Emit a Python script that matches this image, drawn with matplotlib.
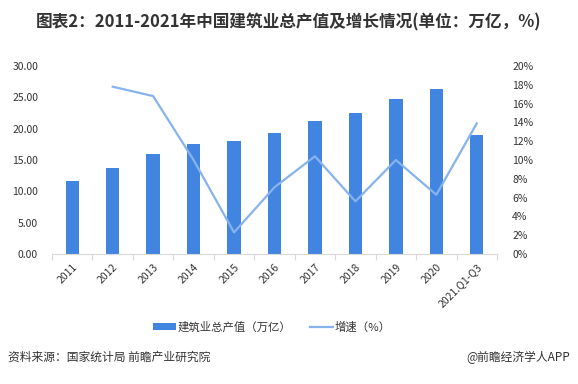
import numpy as np
import matplotlib
matplotlib.use("Agg")
import matplotlib.pyplot as plt
from matplotlib.lines import Line2D
from matplotlib.patches import Patch

plt.rcParams['font.family'] = ['Noto Sans CJK SC', 'DejaVu Sans']

years = ['2011', '2012', '2013', '2014', '2015', '2016', '2017', '2018', '2019', '2020', '2021.Q1-Q3']
output_value = [11.65, 13.67, 15.96, 17.55, 18.03, 19.3, 21.3, 22.5, 24.8, 26.3, 19.0]
growth_years = ['2012', '2013', '2014', '2015', '2016', '2017', '2018', '2019', '2020', '2021.Q1-Q3']
growth = [17.8, 16.8, 10.0, 2.3, 7.1, 10.4, 5.6, 10.0, 6.3, 13.9]

bar_color = '#4285E0'
line_color = '#86B3EE'
axis_color = '#D9D9D9'
text_color = '#333333'

fig = plt.figure(figsize=(5.78, 3.84), dpi=100)
ax = fig.add_axes([52 / 578, 1 - 254 / 384, 445 / 578, 188 / 384])

x = np.arange(len(years))
ax.bar(x, output_value, width=0.33, color=bar_color, zorder=2)
ax.set_xlim(-0.5, len(years) - 0.5)
ax.set_ylim(0, 30)
ax.set_yticks(np.arange(0, 31, 5))
ax.set_yticklabels([f'{v:.2f}' for v in np.arange(0, 31, 5)], fontsize=7.5, color=text_color)
ax.tick_params(axis='y', length=0, pad=10)

ax.set_xticks(x)
ax.set_xticklabels(years, rotation=45, ha='right', rotation_mode='anchor', fontsize=7.5, color=text_color)
ax.tick_params(axis='x', length=0, pad=6)
# boundary ticks between categories
ax.set_xticks(np.arange(-0.5, len(years)), minor=True)
ax.tick_params(axis='x', which='minor', length=4, color=axis_color, width=0.8)

for s in ['top', 'right', 'left']:
    ax.spines[s].set_visible(False)
ax.spines['bottom'].set_color(axis_color)
ax.spines['bottom'].set_linewidth(0.8)

ax2 = ax.twinx()
gx = [years.index(y) for y in growth_years]
ax2.plot(gx, growth, color=line_color, linewidth=1.6, zorder=3)
ax2.set_ylim(0, 20)
ax2.set_yticks(np.arange(0, 21, 2))
ax2.set_yticklabels([f'{v}%' for v in range(0, 21, 2)], fontsize=7.5, color=text_color)
ax2.tick_params(axis='y', length=0, pad=11)
for s in ['top', 'right', 'left', 'bottom']:
    ax2.spines[s].set_visible(False)

fig.text(0.5, 1 - 22 / 384, '图表2：2011-2021年中国建筑业总产值及增长情况(单位：万亿，%)',
         ha='center', va='center', fontsize=12, fontweight='bold', color=text_color)

handles = [Patch(facecolor=bar_color, edgecolor='none'),
           Line2D([0], [0], color=line_color, linewidth=1.6)]
fig.legend(handles, ['建筑业总产值（万亿）', '增速（%）'], loc='center',
           bbox_to_anchor=(272 / 578, 1 - 327 / 384), ncol=2, frameon=False,
           fontsize=8.2, handlelength=2.0, handleheight=0.6, handletextpad=0.2,
           columnspacing=1.6, labelcolor=text_color)

fig.text(8 / 578, 1 - 357 / 384, '资料来源：国家统计局 前瞻产业研究院',
         ha='left', va='center', fontsize=8.5, color=text_color)
fig.text(570 / 578, 1 - 357 / 384, '@前瞻经济学人APP',
         ha='right', va='center', fontsize=8.5, color=text_color)

fig.savefig('out.png', dpi=100)
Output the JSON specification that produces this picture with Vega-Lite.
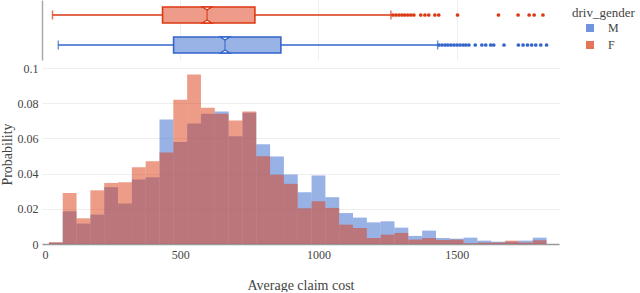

Your goal >> All the records need to be repeated exactly, with the images dropped.

Task solution >>
Emit a Python script that matches this image, drawn with matplotlib.
import numpy as np
import matplotlib
matplotlib.use("Agg")
import matplotlib.pyplot as plt
from matplotlib.lines import Line2D
from matplotlib.patches import Patch

plt.rcParams['font.family'] = ['Noto Sans CJK SC', 'DejaVu Sans']

years = ['2011', '2012', '2013', '2014', '2015', '2016', '2017', '2018', '2019', '2020', '2021.Q1-Q3']
output_value = [11.65, 13.67, 15.96, 17.55, 18.03, 19.3, 21.3, 22.5, 24.8, 26.3, 19.0]
growth_years = ['2012', '2013', '2014', '2015', '2016', '2017', '2018', '2019', '2020', '2021.Q1-Q3']
growth = [17.8, 16.8, 10.0, 2.3, 7.1, 10.4, 5.6, 10.0, 6.3, 13.9]

bar_color = '#4285E0'
line_color = '#86B3EE'
axis_color = '#D9D9D9'
text_color = '#333333'

fig = plt.figure(figsize=(5.78, 3.84), dpi=100)
ax = fig.add_axes([52 / 578, 1 - 254 / 384, 445 / 578, 188 / 384])

x = np.arange(len(years))
ax.bar(x, output_value, width=0.33, color=bar_color, zorder=2)
ax.set_xlim(-0.5, len(years) - 0.5)
ax.set_ylim(0, 30)
ax.set_yticks(np.arange(0, 31, 5))
ax.set_yticklabels([f'{v:.2f}' for v in np.arange(0, 31, 5)], fontsize=7.5, color=text_color)
ax.tick_params(axis='y', length=0, pad=10)

ax.set_xticks(x)
ax.set_xticklabels(years, rotation=45, ha='right', rotation_mode='anchor', fontsize=7.5, color=text_color)
ax.tick_params(axis='x', length=0, pad=6)
# boundary ticks between categories
ax.set_xticks(np.arange(-0.5, len(years)), minor=True)
ax.tick_params(axis='x', which='minor', length=4, color=axis_color, width=0.8)

for s in ['top', 'right', 'left']:
    ax.spines[s].set_visible(False)
ax.spines['bottom'].set_color(axis_color)
ax.spines['bottom'].set_linewidth(0.8)

ax2 = ax.twinx()
gx = [years.index(y) for y in growth_years]
ax2.plot(gx, growth, color=line_color, linewidth=1.6, zorder=3)
ax2.set_ylim(0, 20)
ax2.set_yticks(np.arange(0, 21, 2))
ax2.set_yticklabels([f'{v}%' for v in range(0, 21, 2)], fontsize=7.5, color=text_color)
ax2.tick_params(axis='y', length=0, pad=11)
for s in ['top', 'right', 'left', 'bottom']:
    ax2.spines[s].set_visible(False)

fig.text(0.5, 1 - 22 / 384, '图表2：2011-2021年中国建筑业总产值及增长情况(单位：万亿，%)',
         ha='center', va='center', fontsize=12, fontweight='bold', color=text_color)

handles = [Patch(facecolor=bar_color, edgecolor='none'),
           Line2D([0], [0], color=line_color, linewidth=1.6)]
fig.legend(handles, ['建筑业总产值（万亿）', '增速（%）'], loc='center',
           bbox_to_anchor=(272 / 578, 1 - 327 / 384), ncol=2, frameon=False,
           fontsize=8.2, handlelength=2.0, handleheight=0.6, handletextpad=0.2,
           columnspacing=1.6, labelcolor=text_color)

fig.text(8 / 578, 1 - 357 / 384, '资料来源：国家统计局 前瞻产业研究院',
         ha='left', va='center', fontsize=8.5, color=text_color)
fig.text(570 / 578, 1 - 357 / 384, '@前瞻经济学人APP',
         ha='right', va='center', fontsize=8.5, color=text_color)

fig.savefig('out.png', dpi=100)
Output the JSON specification that produces this picture with Vega-Lite.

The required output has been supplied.